• _WHAT TO DO_
Transcribe only the part of the material below that begins at the line containing "Convert this chart to matplotlib code." and ends at the line containing "0.987, 0.984, 0.982]", with both kept and images left out.
─── EXTRACTED RECORDS ───
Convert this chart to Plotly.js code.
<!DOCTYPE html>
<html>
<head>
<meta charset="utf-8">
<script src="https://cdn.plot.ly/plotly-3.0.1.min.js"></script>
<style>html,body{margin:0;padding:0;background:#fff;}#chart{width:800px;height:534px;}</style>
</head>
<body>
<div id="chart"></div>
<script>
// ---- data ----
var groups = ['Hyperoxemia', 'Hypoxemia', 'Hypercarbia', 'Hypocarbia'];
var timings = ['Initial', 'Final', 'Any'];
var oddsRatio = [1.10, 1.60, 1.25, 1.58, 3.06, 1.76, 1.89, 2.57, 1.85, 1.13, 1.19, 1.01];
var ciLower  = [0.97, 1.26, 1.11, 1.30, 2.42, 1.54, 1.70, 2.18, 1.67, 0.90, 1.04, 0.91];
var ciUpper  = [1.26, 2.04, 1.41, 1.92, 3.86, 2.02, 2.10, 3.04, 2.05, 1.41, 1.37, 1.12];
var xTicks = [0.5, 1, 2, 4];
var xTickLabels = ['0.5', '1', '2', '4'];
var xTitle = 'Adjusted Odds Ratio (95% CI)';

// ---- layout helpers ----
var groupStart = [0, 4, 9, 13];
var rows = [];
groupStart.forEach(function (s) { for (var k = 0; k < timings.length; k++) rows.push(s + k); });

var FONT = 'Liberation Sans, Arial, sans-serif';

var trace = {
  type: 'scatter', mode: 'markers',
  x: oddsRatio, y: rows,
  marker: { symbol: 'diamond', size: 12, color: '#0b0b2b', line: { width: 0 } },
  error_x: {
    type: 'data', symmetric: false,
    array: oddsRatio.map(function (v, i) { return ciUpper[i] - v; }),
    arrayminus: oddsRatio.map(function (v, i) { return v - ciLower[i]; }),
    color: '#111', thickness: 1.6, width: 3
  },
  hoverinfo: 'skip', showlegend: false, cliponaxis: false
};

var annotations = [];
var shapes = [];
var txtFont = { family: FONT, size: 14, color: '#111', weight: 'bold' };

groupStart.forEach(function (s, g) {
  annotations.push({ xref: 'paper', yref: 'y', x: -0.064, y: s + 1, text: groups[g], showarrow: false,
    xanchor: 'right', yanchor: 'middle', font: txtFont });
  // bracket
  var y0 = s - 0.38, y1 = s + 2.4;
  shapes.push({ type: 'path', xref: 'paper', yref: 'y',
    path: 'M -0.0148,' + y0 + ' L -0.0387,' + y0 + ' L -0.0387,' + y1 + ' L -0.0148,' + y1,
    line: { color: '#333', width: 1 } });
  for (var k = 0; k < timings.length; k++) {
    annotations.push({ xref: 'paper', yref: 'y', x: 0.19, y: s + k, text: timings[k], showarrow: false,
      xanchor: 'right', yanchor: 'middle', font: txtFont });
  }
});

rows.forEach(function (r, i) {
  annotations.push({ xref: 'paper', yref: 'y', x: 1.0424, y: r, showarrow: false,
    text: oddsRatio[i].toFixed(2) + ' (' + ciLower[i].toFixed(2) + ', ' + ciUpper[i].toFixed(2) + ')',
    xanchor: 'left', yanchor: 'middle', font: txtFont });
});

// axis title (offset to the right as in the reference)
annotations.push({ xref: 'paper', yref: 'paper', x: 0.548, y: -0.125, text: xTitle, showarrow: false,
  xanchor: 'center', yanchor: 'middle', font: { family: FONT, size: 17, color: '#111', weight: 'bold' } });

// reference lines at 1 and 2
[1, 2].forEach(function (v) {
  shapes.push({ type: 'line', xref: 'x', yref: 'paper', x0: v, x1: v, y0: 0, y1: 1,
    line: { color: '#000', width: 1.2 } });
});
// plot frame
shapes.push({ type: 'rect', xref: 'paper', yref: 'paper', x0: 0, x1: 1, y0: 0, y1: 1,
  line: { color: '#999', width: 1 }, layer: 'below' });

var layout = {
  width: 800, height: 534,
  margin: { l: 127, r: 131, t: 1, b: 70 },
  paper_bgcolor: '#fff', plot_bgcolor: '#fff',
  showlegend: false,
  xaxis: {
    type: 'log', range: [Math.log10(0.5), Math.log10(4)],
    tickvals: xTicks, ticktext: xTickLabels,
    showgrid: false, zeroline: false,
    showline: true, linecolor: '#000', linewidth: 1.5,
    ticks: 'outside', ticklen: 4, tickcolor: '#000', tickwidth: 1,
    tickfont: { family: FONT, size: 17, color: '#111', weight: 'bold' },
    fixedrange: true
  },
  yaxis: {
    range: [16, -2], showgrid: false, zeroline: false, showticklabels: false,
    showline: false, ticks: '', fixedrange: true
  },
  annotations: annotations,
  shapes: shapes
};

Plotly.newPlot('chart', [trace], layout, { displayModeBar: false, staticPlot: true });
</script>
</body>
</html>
───
─── EXTRACTED RECORDS ───
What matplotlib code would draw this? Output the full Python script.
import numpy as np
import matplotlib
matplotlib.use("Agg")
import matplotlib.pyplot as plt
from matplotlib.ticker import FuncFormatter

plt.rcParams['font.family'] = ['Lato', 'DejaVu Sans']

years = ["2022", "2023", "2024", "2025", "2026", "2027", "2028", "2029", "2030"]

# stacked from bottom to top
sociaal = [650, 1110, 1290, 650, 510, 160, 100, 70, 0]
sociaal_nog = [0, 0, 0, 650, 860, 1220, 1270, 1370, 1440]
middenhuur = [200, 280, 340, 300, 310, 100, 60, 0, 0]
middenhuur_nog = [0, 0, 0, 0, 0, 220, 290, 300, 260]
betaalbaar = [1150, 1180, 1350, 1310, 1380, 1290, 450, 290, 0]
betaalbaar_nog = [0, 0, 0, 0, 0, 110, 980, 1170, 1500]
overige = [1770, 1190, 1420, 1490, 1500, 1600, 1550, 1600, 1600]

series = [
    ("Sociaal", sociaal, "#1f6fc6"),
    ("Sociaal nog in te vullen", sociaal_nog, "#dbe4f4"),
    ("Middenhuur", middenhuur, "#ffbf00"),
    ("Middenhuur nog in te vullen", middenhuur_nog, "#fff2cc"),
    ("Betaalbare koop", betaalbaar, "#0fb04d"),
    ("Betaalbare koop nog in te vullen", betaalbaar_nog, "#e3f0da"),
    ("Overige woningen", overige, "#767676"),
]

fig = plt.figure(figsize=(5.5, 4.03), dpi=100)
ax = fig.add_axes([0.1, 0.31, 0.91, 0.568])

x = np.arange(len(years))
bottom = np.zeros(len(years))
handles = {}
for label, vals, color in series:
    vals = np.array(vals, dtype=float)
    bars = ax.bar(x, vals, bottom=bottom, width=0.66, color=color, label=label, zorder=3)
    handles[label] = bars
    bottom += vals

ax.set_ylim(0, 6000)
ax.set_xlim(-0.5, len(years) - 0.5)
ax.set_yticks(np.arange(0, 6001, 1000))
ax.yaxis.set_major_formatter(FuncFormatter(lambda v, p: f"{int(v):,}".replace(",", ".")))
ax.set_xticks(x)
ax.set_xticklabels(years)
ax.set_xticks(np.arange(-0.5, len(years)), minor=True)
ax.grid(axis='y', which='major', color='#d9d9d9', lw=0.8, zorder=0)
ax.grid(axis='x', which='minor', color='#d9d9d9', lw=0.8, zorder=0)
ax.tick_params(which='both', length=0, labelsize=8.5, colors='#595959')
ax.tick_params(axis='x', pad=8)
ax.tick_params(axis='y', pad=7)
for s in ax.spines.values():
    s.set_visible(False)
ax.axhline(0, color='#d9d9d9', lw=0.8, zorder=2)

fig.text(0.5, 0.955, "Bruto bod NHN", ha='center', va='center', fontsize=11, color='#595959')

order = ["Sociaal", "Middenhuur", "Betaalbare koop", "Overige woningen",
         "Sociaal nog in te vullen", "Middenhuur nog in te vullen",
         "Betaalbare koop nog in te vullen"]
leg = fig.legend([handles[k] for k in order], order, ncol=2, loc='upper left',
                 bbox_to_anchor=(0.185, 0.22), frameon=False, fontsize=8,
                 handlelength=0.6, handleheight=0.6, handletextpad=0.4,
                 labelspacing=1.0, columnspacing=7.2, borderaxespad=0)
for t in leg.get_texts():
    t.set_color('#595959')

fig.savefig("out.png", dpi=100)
───
─── EXTRACTED RECORDS ───
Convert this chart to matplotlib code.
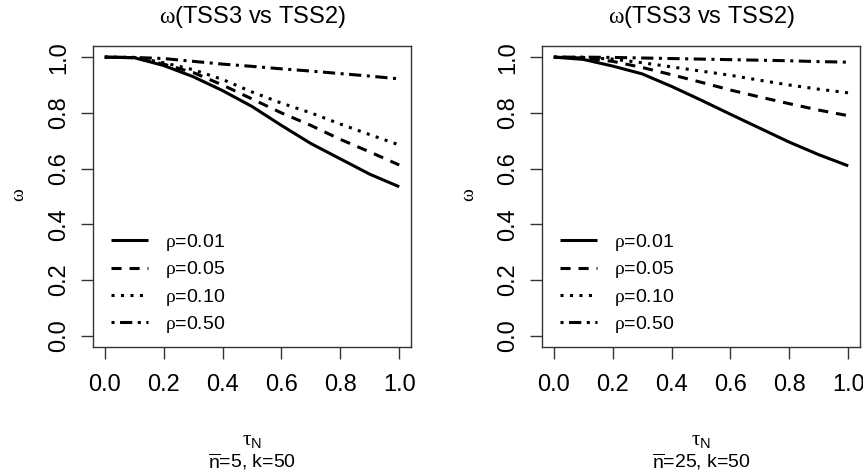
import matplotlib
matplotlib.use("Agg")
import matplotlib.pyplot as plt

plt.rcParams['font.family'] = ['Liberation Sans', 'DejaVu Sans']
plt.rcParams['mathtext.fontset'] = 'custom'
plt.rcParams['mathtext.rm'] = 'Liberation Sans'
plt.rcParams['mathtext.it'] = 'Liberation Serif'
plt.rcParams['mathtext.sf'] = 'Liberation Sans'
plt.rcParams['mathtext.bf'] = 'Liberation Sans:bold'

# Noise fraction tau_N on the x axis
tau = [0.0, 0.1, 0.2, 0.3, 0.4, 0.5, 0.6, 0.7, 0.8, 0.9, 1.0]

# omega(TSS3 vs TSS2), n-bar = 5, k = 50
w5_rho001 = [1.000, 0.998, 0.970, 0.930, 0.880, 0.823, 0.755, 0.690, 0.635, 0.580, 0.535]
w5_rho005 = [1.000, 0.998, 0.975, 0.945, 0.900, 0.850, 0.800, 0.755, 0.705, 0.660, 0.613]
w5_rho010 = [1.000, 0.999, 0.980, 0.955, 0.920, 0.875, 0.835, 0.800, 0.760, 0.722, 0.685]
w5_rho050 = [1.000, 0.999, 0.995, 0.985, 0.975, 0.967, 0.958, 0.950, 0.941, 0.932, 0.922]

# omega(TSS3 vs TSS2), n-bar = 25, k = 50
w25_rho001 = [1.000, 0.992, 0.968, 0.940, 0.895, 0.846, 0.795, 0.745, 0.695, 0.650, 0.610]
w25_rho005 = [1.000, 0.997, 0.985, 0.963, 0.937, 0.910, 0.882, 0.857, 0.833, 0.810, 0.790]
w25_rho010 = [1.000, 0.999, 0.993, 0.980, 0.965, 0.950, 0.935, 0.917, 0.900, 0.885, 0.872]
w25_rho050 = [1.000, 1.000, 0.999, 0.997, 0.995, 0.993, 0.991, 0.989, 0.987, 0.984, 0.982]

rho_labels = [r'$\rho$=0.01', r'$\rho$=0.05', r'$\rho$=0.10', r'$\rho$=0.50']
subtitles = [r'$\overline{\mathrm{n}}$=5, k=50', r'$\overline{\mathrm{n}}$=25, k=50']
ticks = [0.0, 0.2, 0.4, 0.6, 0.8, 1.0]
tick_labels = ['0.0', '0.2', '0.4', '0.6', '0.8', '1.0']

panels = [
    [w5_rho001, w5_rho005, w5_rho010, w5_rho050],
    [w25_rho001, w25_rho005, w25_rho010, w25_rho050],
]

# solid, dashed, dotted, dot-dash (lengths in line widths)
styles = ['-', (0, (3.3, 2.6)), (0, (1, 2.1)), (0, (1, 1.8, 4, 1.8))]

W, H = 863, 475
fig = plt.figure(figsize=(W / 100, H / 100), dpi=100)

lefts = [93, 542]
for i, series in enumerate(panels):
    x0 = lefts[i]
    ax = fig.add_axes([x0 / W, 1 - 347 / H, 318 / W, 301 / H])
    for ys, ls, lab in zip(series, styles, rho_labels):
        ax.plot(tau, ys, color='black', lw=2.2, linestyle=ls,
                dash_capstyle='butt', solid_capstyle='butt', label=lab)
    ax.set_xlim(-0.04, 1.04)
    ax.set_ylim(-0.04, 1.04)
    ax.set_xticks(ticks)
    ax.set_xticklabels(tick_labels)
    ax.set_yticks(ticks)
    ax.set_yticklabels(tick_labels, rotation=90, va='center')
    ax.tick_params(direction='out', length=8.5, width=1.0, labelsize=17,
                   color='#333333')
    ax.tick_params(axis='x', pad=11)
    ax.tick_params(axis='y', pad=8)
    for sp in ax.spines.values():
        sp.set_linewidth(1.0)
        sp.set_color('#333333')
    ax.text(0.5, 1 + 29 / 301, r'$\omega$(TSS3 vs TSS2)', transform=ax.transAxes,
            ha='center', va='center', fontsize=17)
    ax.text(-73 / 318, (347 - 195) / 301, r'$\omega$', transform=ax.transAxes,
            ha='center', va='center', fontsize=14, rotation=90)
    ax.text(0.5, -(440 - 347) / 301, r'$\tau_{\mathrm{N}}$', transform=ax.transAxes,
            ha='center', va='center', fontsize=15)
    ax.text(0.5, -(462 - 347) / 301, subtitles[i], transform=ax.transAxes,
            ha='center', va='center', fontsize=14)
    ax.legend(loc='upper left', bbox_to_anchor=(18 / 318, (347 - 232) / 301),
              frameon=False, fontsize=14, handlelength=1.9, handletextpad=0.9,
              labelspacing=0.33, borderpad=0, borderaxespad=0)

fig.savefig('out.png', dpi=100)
───
• _SOLUTION TO THE EXERCISE_
Convert this chart to matplotlib code.
import matplotlib
matplotlib.use("Agg")
import matplotlib.pyplot as plt

plt.rcParams['font.family'] = ['Liberation Sans', 'DejaVu Sans']
plt.rcParams['mathtext.fontset'] = 'custom'
plt.rcParams['mathtext.rm'] = 'Liberation Sans'
plt.rcParams['mathtext.it'] = 'Liberation Serif'
plt.rcParams['mathtext.sf'] = 'Liberation Sans'
plt.rcParams['mathtext.bf'] = 'Liberation Sans:bold'

# Noise fraction tau_N on the x axis
tau = [0.0, 0.1, 0.2, 0.3, 0.4, 0.5, 0.6, 0.7, 0.8, 0.9, 1.0]

# omega(TSS3 vs TSS2), n-bar = 5, k = 50
w5_rho001 = [1.000, 0.998, 0.970, 0.930, 0.880, 0.823, 0.755, 0.690, 0.635, 0.580, 0.535]
w5_rho005 = [1.000, 0.998, 0.975, 0.945, 0.900, 0.850, 0.800, 0.755, 0.705, 0.660, 0.613]
w5_rho010 = [1.000, 0.999, 0.980, 0.955, 0.920, 0.875, 0.835, 0.800, 0.760, 0.722, 0.685]
w5_rho050 = [1.000, 0.999, 0.995, 0.985, 0.975, 0.967, 0.958, 0.950, 0.941, 0.932, 0.922]

# omega(TSS3 vs TSS2), n-bar = 25, k = 50
w25_rho001 = [1.000, 0.992, 0.968, 0.940, 0.895, 0.846, 0.795, 0.745, 0.695, 0.650, 0.610]
w25_rho005 = [1.000, 0.997, 0.985, 0.963, 0.937, 0.910, 0.882, 0.857, 0.833, 0.810, 0.790]
w25_rho010 = [1.000, 0.999, 0.993, 0.980, 0.965, 0.950, 0.935, 0.917, 0.900, 0.885, 0.872]
w25_rho050 = [1.000, 1.000, 0.999, 0.997, 0.995, 0.993, 0.991, 0.989, 0.987, 0.984, 0.982]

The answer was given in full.